Set exercise :: Take the lines from the top down to and including the one with "0.0078, 0.0116, 0.0154]" and repeat them exactly. Omit images.

Task input ::
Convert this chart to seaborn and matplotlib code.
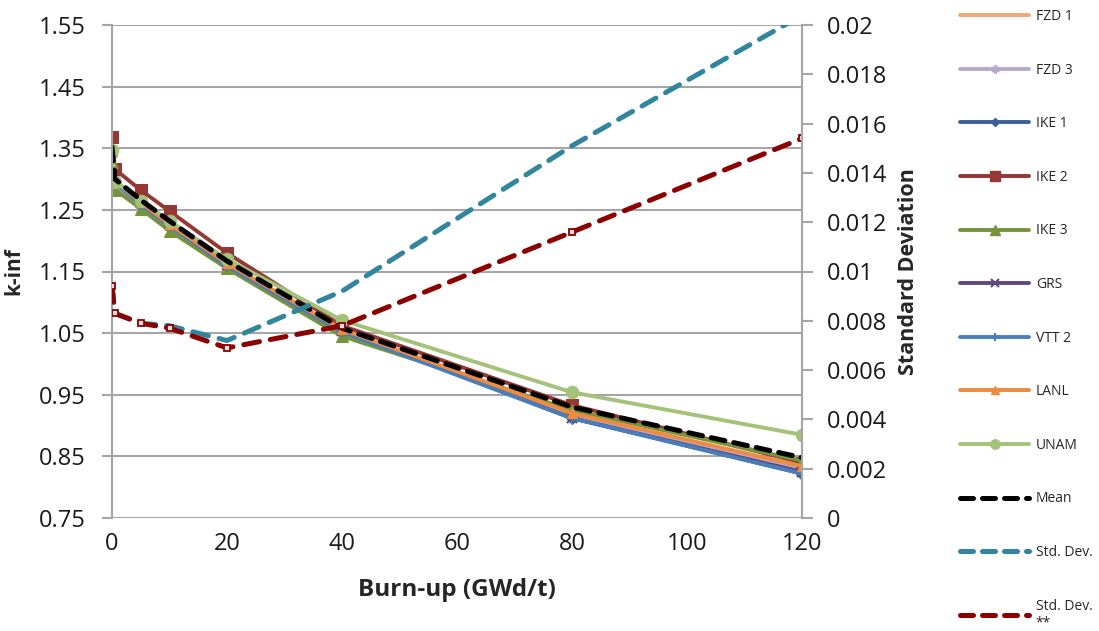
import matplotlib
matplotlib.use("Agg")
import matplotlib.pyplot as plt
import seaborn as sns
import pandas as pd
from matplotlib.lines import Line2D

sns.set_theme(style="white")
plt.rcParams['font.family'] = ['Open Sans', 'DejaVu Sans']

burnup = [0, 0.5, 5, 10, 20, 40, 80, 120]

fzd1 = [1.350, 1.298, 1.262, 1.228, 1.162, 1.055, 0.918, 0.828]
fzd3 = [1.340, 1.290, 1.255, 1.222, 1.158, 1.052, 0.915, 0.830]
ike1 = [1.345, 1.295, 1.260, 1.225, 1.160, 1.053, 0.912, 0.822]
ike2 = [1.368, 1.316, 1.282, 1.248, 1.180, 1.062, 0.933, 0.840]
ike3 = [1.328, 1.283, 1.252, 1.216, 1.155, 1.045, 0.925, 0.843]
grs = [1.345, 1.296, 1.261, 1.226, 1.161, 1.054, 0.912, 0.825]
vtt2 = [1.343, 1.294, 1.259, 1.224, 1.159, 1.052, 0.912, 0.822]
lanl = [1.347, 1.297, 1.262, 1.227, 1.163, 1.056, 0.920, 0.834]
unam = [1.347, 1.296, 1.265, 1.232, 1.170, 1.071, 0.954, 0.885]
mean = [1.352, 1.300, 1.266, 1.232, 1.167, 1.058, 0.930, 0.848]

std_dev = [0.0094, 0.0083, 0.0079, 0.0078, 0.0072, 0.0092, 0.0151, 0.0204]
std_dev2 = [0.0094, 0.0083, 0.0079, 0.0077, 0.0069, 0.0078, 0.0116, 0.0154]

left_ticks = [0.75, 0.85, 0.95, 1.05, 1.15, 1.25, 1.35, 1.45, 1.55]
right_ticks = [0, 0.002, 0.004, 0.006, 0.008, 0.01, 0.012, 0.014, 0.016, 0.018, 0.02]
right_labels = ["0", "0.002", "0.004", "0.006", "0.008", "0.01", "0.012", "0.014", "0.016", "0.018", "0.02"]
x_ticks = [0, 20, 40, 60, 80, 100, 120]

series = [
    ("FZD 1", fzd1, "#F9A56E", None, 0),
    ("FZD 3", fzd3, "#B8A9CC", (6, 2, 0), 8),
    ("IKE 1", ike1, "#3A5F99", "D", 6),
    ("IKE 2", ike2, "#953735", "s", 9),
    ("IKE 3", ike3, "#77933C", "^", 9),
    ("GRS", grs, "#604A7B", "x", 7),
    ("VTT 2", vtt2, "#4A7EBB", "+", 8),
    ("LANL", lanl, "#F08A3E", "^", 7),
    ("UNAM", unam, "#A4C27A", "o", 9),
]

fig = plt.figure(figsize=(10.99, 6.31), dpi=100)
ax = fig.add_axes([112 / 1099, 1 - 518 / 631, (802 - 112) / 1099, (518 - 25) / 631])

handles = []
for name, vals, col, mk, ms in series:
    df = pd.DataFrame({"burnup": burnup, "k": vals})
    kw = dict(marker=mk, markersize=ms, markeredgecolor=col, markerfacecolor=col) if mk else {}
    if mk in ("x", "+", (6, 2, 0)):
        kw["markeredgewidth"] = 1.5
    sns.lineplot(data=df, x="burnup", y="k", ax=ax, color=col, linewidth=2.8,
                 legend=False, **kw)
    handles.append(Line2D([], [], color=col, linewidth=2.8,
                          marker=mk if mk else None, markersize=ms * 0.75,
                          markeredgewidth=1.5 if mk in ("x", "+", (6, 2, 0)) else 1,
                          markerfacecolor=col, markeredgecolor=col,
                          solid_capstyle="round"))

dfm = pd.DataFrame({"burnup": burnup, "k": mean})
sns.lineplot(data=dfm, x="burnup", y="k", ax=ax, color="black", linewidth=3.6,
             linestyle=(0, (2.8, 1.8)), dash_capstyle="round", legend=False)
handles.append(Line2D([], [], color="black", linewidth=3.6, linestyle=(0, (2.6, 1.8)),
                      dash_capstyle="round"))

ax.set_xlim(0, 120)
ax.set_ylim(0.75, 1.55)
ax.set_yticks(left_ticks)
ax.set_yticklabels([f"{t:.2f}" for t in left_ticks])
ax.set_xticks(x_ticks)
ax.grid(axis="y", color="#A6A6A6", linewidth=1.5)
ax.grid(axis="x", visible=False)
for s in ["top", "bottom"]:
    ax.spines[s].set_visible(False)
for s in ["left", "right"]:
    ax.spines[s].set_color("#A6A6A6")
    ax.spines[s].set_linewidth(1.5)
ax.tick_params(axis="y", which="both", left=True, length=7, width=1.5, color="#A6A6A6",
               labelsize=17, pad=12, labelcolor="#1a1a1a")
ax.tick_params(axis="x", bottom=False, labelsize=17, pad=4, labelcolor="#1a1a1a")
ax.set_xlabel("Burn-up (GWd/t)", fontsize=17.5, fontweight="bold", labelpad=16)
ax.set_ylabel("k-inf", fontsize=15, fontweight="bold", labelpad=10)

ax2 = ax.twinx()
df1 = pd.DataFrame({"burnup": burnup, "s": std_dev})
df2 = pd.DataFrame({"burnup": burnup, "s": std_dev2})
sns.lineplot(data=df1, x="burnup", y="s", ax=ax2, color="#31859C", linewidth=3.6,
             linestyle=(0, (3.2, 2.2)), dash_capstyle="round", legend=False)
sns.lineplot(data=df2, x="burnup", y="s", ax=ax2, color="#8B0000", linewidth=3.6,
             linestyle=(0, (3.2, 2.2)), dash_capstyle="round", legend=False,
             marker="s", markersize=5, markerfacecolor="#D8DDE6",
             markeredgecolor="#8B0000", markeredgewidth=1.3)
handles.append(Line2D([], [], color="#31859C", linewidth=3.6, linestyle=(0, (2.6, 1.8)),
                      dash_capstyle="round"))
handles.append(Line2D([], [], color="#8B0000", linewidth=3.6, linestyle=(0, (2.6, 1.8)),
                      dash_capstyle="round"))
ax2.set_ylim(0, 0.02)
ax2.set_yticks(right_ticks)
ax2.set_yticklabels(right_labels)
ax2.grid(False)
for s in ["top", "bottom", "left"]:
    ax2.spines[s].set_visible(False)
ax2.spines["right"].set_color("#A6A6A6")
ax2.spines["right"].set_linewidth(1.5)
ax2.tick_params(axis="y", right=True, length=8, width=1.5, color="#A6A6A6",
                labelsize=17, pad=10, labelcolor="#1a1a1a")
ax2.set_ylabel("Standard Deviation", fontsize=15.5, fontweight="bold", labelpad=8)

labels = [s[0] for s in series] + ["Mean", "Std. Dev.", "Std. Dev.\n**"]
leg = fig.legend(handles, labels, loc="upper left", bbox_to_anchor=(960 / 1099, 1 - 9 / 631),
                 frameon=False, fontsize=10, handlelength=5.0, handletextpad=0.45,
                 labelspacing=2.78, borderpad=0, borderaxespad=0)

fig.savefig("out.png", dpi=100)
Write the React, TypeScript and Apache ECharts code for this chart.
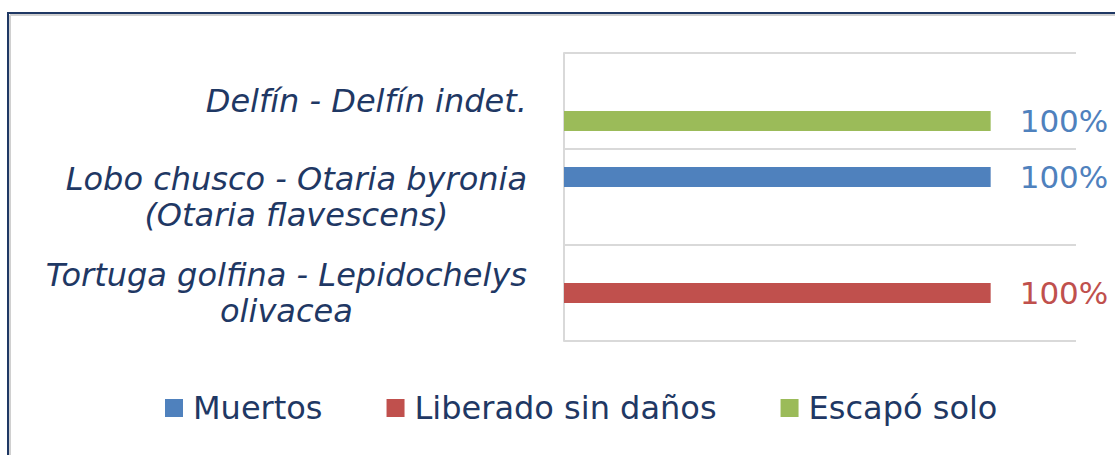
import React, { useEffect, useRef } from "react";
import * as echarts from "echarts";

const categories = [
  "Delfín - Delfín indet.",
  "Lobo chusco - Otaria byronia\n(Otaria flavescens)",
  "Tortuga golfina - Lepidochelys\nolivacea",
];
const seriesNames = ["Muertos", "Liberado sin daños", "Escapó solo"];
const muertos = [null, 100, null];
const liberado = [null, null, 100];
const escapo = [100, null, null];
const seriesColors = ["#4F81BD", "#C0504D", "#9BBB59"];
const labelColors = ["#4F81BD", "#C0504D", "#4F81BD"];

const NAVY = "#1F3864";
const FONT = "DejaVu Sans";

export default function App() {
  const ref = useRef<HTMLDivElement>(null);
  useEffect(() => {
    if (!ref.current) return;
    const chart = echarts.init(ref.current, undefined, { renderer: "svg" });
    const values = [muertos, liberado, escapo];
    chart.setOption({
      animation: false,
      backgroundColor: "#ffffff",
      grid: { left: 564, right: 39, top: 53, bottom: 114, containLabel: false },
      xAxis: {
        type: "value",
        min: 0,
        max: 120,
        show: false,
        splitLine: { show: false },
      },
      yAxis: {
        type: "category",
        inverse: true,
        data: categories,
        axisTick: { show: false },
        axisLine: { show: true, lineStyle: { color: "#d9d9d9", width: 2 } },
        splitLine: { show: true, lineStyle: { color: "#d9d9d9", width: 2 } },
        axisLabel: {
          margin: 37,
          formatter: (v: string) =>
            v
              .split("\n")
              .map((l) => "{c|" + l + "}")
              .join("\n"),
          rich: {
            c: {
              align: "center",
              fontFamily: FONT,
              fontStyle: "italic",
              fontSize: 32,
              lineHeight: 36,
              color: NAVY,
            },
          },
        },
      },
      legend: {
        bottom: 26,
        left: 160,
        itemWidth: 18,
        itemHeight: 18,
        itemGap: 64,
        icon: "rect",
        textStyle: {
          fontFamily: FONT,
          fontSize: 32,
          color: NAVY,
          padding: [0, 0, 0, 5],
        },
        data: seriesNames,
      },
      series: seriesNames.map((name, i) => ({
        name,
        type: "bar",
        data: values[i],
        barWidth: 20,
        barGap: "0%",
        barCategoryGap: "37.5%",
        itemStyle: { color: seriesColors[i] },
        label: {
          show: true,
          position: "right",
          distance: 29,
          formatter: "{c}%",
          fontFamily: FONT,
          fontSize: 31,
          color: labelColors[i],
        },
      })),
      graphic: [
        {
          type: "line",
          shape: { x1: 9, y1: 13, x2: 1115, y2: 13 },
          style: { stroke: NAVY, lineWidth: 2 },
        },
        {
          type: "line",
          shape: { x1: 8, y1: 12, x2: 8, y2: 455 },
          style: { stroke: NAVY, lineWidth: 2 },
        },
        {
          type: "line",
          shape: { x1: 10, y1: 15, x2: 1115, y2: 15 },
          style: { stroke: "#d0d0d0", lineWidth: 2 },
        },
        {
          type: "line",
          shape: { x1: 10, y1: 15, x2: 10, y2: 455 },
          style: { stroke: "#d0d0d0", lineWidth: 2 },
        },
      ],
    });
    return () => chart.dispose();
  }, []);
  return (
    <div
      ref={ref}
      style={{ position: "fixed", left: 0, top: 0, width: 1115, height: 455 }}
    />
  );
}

Task output ::
Convert this chart to seaborn and matplotlib code.
import matplotlib
matplotlib.use("Agg")
import matplotlib.pyplot as plt
import seaborn as sns
import pandas as pd
from matplotlib.lines import Line2D

sns.set_theme(style="white")
plt.rcParams['font.family'] = ['Open Sans', 'DejaVu Sans']

burnup = [0, 0.5, 5, 10, 20, 40, 80, 120]

fzd1 = [1.350, 1.298, 1.262, 1.228, 1.162, 1.055, 0.918, 0.828]
fzd3 = [1.340, 1.290, 1.255, 1.222, 1.158, 1.052, 0.915, 0.830]
ike1 = [1.345, 1.295, 1.260, 1.225, 1.160, 1.053, 0.912, 0.822]
ike2 = [1.368, 1.316, 1.282, 1.248, 1.180, 1.062, 0.933, 0.840]
ike3 = [1.328, 1.283, 1.252, 1.216, 1.155, 1.045, 0.925, 0.843]
grs = [1.345, 1.296, 1.261, 1.226, 1.161, 1.054, 0.912, 0.825]
vtt2 = [1.343, 1.294, 1.259, 1.224, 1.159, 1.052, 0.912, 0.822]
lanl = [1.347, 1.297, 1.262, 1.227, 1.163, 1.056, 0.920, 0.834]
unam = [1.347, 1.296, 1.265, 1.232, 1.170, 1.071, 0.954, 0.885]
mean = [1.352, 1.300, 1.266, 1.232, 1.167, 1.058, 0.930, 0.848]

std_dev = [0.0094, 0.0083, 0.0079, 0.0078, 0.0072, 0.0092, 0.0151, 0.0204]
std_dev2 = [0.0094, 0.0083, 0.0079, 0.0077, 0.0069, 0.0078, 0.0116, 0.0154]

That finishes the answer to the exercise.